Since most of my blog posts are not time-sensitive, dealing as they generally do with events that happened 40 or 50 years ago, I’ve never been in a hurry to make them public. Some of them were written weeks or even months before you see them, giving me time to rethink them and tweak them and sometimes even throw them away.
This is one of the rare posts that are written on the same day they are published. We’re in the UK, you see, and the queen is dead.
Debra and I arrived in London a week ago for a two-month stay. We settled into our basement flat in West Kensington and strolled over to North End Road, the nearby shopping street, to check out the neighborhood. I’m always self-conscious when I first arrive in a foreign country, feeling like everything I’m doing is wrong. Am I wearing the wrong clothing? Am I talking too loudly? Am I supposed to walk on the left side rather than the right? Suddenly an older woman stopped in the middle of the sidewalk and stared right at me. I was about to apologize for whatever I’d done wrong, when she gasped, “The Queen has died!”
I don’t know what one says in a situation like that. What I said was, “I’m sorry,” which is what you say when someone tells you that their grandmother has passed away. Hopefully my American accent made my response seem less inappropriate.
It’s not clear how the woman had gotten the news at that moment — was she in the middle of a phone call? — but clearly the queen’s death was not yet common knowledge. Debra and I looked at each other. “We’d better get some groceries, quick, before the news spreads and the whole city shuts down,” I said. We ran into a convenience store and bought a few prepackaged meals, then went next door and snagged some dinner from a fish-and-chips shop that was about to close. That was our first day in London.
As it turned out, the city did not shut down. I’m sure that plenty of people watched the 24-hour coverage on the BBC; many others gathered outside Buckingham Palace, despite the fact that no members of the royal family were inside. But life remained surprisingly normal in the subsequent days — the pubs and the theaters remained open, the stores engaged in business as usual, and young people continued to promenade along the south bank of the Thames.
It’s only when you talked to Britons — particularly older ones — that you found out the truth. Life was normal on the surface, but not so in people’s hearts. People told us that they felt cast adrift, that the world suddenly felt unreal. “I’m not especially in favor of the monarchy,” was a common comment, “but even so, she was a source of stability and continuity. She’s been the Queen all my life!” King Charles III feels like a barely adequate replacement.
I can’t help thinking of the afternoon of November 22, 1963, when John F. Kennedy was assassinated. Students were dismissed from school early, and I arrived home to find my mother in tears, sitting at the kitchen table surrounded by crumpled tissues. It’s difficult to imagine anyone today having such an emotional reaction to the death of a national leader, but the connection between Queen Elizabeth and her subjects seems to come close.
I don’t mean to equate the two events.

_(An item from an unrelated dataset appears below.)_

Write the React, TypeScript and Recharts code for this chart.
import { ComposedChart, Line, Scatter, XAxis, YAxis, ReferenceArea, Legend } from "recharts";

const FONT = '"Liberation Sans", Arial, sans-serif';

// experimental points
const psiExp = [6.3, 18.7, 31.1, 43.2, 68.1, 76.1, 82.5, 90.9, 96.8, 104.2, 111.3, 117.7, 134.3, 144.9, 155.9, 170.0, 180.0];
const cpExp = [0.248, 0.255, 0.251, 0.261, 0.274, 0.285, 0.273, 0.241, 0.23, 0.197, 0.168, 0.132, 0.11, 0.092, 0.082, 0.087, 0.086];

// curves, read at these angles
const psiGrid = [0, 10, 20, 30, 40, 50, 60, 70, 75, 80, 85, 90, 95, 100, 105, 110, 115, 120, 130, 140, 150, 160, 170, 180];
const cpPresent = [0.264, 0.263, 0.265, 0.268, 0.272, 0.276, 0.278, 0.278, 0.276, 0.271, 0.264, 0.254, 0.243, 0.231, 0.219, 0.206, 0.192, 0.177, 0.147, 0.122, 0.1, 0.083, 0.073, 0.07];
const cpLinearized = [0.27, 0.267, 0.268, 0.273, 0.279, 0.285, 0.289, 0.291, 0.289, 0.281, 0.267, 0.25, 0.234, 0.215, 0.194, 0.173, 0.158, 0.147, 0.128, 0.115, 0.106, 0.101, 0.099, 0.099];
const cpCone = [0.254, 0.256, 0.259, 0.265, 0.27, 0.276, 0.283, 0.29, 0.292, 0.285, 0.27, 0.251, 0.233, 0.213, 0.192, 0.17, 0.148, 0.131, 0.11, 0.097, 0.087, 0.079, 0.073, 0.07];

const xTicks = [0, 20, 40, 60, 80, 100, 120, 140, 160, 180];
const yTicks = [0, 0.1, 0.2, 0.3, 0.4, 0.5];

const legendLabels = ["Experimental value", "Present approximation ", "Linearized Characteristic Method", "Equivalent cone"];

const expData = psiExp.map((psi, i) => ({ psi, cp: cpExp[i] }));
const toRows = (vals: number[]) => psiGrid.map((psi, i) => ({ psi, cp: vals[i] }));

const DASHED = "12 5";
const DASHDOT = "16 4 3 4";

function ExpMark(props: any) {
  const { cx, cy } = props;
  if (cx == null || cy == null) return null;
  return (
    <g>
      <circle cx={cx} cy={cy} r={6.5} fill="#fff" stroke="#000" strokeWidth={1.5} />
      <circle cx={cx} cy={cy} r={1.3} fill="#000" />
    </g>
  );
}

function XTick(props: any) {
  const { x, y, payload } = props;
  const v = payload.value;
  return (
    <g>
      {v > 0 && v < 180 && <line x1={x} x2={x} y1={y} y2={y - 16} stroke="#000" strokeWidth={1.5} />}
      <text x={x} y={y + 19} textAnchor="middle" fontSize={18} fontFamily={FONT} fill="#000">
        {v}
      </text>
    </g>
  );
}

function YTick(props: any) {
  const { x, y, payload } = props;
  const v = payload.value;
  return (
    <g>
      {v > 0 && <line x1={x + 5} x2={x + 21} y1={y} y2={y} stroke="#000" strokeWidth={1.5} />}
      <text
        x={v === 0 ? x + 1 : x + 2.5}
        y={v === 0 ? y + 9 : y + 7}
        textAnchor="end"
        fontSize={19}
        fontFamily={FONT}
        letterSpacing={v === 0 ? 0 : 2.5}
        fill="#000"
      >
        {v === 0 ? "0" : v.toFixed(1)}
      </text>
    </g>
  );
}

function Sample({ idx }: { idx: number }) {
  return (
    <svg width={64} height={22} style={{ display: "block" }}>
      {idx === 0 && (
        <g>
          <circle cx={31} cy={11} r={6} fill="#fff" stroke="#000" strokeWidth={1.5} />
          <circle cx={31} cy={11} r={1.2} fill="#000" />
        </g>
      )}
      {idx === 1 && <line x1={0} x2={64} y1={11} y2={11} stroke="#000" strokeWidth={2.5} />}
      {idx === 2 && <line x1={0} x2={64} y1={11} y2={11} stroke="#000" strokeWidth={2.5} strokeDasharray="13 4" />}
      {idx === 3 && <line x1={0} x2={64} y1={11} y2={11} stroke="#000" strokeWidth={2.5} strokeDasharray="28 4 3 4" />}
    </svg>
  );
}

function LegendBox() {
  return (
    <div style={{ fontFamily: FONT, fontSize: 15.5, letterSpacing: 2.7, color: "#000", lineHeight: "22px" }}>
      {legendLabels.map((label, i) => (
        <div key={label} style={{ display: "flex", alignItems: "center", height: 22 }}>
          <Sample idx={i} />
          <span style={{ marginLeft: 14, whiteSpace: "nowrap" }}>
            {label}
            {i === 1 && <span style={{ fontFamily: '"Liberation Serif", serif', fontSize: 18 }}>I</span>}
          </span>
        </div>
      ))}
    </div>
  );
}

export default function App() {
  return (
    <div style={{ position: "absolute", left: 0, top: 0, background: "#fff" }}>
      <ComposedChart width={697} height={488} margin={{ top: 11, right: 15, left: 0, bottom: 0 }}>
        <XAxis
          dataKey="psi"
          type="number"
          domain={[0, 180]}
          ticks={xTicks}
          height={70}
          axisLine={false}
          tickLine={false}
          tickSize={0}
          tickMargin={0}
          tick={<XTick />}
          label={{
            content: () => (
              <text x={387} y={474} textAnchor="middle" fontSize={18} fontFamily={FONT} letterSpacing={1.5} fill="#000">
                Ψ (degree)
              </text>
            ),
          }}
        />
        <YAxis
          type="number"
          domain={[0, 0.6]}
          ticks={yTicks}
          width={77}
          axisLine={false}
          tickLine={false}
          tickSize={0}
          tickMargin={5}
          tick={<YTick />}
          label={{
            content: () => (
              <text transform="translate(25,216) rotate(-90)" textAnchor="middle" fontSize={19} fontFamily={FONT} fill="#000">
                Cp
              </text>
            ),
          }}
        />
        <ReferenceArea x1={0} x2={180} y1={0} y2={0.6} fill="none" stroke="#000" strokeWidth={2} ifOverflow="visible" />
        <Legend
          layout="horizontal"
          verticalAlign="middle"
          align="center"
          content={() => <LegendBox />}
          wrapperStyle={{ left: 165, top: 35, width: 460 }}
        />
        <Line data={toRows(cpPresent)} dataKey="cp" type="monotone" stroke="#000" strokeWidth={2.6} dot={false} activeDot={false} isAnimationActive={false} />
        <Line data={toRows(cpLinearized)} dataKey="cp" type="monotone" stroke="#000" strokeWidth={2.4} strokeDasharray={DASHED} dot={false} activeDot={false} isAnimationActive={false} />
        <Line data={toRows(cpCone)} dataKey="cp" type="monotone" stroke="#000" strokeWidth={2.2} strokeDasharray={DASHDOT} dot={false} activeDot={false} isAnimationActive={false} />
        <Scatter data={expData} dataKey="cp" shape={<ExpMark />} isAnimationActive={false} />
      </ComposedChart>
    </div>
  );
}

JFK’s death was sudden, shocking, and horrifying, while the queen’s impending death has been anticipated for years. Her death was natural; his was not. But the one thing that both deaths seem to have in common is that for the citizens whose leader had been lost, the world never felt the same afterward.
In the case of Kennedy, America permanently lost its innocence — it was as if Adam and Eve had just eaten the fruit from the Tree of Knowledge and suddenly realized that they were naked. JFK had been a symbol of youth, energy, and optimism, of the best times that were yet to come, and now that vision of the future was exposed as an illusion. Even though I was a child, that shock of recognition felt very real to me.
Queen Elizabeth, for her part, was the British people’s last connection to a long-mythologized past — a time when Britain was at the center of an empire and a leader of the world, a small but noble nation that stood bravely against the Nazis in World War II, a symbol of the superiority of Western civilization. That whitewashed characterization of the UK’s global role is no longer accepted intellectually, but it has always remained potent emotionally. With the queen’s passing, the last tether of the present to the past has given way.
The queen’s funeral is scheduled for next Monday, and on that day the city — and the country — really will shut down, as I remember happening in the United States during the funeral of JFK. Just as my eyes were glued to the small, flickering screen of our black-and-white TV in 1963, I’ll be watching the ceremony intently — albeit this time on a large, bright, flat screen in vivid color. The first broadcast was about the death of the future; the new one will be about the death of the past.